Collected material:
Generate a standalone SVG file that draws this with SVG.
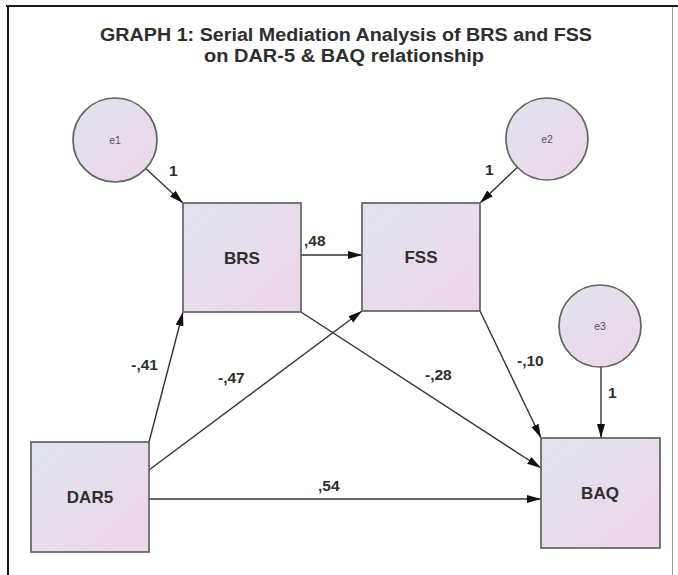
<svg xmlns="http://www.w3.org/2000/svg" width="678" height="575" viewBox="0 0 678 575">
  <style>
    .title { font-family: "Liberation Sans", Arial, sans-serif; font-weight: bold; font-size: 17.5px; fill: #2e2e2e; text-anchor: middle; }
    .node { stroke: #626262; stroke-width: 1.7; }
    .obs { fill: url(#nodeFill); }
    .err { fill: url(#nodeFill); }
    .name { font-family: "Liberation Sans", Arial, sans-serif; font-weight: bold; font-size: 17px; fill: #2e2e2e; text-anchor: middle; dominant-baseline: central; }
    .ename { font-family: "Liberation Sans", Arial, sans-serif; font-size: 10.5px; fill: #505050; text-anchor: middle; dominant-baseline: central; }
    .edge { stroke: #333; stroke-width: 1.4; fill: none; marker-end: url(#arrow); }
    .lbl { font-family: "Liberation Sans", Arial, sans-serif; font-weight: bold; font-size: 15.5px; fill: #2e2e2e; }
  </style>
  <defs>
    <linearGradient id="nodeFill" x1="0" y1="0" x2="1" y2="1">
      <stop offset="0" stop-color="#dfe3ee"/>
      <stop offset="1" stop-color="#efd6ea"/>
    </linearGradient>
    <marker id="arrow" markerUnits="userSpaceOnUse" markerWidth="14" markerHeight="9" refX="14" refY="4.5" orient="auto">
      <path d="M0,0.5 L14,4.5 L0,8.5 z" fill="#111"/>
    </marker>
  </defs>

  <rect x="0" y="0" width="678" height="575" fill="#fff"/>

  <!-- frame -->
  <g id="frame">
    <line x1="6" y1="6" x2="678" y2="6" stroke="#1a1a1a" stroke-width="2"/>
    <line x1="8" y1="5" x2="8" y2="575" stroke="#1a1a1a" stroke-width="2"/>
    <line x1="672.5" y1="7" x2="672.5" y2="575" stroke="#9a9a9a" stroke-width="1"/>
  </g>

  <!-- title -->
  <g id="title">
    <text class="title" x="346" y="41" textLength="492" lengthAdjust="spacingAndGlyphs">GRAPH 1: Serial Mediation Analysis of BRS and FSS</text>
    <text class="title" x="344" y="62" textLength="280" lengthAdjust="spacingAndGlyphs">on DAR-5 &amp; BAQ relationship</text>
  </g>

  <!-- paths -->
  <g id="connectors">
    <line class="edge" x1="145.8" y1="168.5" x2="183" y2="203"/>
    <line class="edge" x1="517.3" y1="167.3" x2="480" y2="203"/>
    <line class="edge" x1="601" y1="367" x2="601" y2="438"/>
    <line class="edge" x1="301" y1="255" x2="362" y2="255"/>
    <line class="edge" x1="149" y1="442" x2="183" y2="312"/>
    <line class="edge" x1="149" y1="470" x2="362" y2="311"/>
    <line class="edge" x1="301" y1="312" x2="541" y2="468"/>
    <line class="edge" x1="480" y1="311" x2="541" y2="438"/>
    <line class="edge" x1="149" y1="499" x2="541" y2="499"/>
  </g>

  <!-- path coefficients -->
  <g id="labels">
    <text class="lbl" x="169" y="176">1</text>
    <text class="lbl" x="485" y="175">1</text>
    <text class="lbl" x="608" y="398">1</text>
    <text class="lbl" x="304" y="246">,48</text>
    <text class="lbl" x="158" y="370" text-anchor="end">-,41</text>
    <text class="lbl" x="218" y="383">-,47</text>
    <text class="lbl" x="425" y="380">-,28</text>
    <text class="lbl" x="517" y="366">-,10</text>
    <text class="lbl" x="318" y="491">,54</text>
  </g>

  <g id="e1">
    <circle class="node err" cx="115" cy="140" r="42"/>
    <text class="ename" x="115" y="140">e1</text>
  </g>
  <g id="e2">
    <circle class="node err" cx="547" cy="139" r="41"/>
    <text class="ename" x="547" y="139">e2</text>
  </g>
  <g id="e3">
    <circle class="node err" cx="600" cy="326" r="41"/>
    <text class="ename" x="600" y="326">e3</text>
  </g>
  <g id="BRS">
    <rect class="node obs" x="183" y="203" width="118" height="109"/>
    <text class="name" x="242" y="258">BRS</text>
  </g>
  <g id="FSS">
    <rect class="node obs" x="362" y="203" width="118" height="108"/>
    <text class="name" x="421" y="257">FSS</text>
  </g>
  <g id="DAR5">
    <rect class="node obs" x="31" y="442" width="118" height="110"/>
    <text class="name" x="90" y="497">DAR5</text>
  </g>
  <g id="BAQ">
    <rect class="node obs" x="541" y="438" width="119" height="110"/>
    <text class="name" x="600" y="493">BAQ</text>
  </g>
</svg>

Instruction: Your copy of the data above should match it exactly, except that pictures are left out.

Right answer:
Generate a standalone SVG file that draws this with SVG.
<svg xmlns="http://www.w3.org/2000/svg" width="678" height="575" viewBox="0 0 678 575">
  <style>
    .title { font-family: "Liberation Sans", Arial, sans-serif; font-weight: bold; font-size: 17.5px; fill: #2e2e2e; text-anchor: middle; }
    .node { stroke: #626262; stroke-width: 1.7; }
    .obs { fill: url(#nodeFill); }
    .err { fill: url(#nodeFill); }
    .name { font-family: "Liberation Sans", Arial, sans-serif; font-weight: bold; font-size: 17px; fill: #2e2e2e; text-anchor: middle; dominant-baseline: central; }
    .ename { font-family: "Liberation Sans", Arial, sans-serif; font-size: 10.5px; fill: #505050; text-anchor: middle; dominant-baseline: central; }
    .edge { stroke: #333; stroke-width: 1.4; fill: none; marker-end: url(#arrow); }
    .lbl { font-family: "Liberation Sans", Arial, sans-serif; font-weight: bold; font-size: 15.5px; fill: #2e2e2e; }
  </style>
  <defs>
    <linearGradient id="nodeFill" x1="0" y1="0" x2="1" y2="1">
      <stop offset="0" stop-color="#dfe3ee"/>
      <stop offset="1" stop-color="#efd6ea"/>
    </linearGradient>
    <marker id="arrow" markerUnits="userSpaceOnUse" markerWidth="14" markerHeight="9" refX="14" refY="4.5" orient="auto">
      <path d="M0,0.5 L14,4.5 L0,8.5 z" fill="#111"/>
    </marker>
  </defs>

  <rect x="0" y="0" width="678" height="575" fill="#fff"/>

  <!-- frame -->
  <g id="frame">
    <line x1="6" y1="6" x2="678" y2="6" stroke="#1a1a1a" stroke-width="2"/>
    <line x1="8" y1="5" x2="8" y2="575" stroke="#1a1a1a" stroke-width="2"/>
    <line x1="672.5" y1="7" x2="672.5" y2="575" stroke="#9a9a9a" stroke-width="1"/>
  </g>

  <!-- title -->
  <g id="title">
    <text class="title" x="346" y="41" textLength="492" lengthAdjust="spacingAndGlyphs">GRAPH 1: Serial Mediation Analysis of BRS and FSS</text>
    <text class="title" x="344" y="62" textLength="280" lengthAdjust="spacingAndGlyphs">on DAR-5 &amp; BAQ relationship</text>
  </g>

  <!-- paths -->
  <g id="connectors">
    <line class="edge" x1="145.8" y1="168.5" x2="183" y2="203"/>
    <line class="edge" x1="517.3" y1="167.3" x2="480" y2="203"/>
    <line class="edge" x1="601" y1="367" x2="601" y2="438"/>
    <line class="edge" x1="301" y1="255" x2="362" y2="255"/>
    <line class="edge" x1="149" y1="442" x2="183" y2="312"/>
    <line class="edge" x1="149" y1="470" x2="362" y2="311"/>
    <line class="edge" x1="301" y1="312" x2="541" y2="468"/>
    <line class="edge" x1="480" y1="311" x2="541" y2="438"/>
    <line class="edge" x1="149" y1="499" x2="541" y2="499"/>
  </g>

  <!-- path coefficients -->
  <g id="labels">
    <text class="lbl" x="169" y="176">1</text>
    <text class="lbl" x="485" y="175">1</text>
    <text class="lbl" x="608" y="398">1</text>
    <text class="lbl" x="304" y="246">,48</text>
    <text class="lbl" x="158" y="370" text-anchor="end">-,41</text>
    <text class="lbl" x="218" y="383">-,47</text>
    <text class="lbl" x="425" y="380">-,28</text>
    <text class="lbl" x="517" y="366">-,10</text>
    <text class="lbl" x="318" y="491">,54</text>
  </g>

  <g id="e1">
    <circle class="node err" cx="115" cy="140" r="42"/>
    <text class="ename" x="115" y="140">e1</text>
  </g>
  <g id="e2">
    <circle class="node err" cx="547" cy="139" r="41"/>
    <text class="ename" x="547" y="139">e2</text>
  </g>
  <g id="e3">
    <circle class="node err" cx="600" cy="326" r="41"/>
    <text class="ename" x="600" y="326">e3</text>
  </g>
  <g id="BRS">
    <rect class="node obs" x="183" y="203" width="118" height="109"/>
    <text class="name" x="242" y="258">BRS</text>
  </g>
  <g id="FSS">
    <rect class="node obs" x="362" y="203" width="118" height="108"/>
    <text class="name" x="421" y="257">FSS</text>
  </g>
  <g id="DAR5">
    <rect class="node obs" x="31" y="442" width="118" height="110"/>
    <text class="name" x="90" y="497">DAR5</text>
  </g>
  <g id="BAQ">
    <rect class="node obs" x="541" y="438" width="119" height="110"/>
    <text class="name" x="600" y="493">BAQ</text>
  </g>
</svg>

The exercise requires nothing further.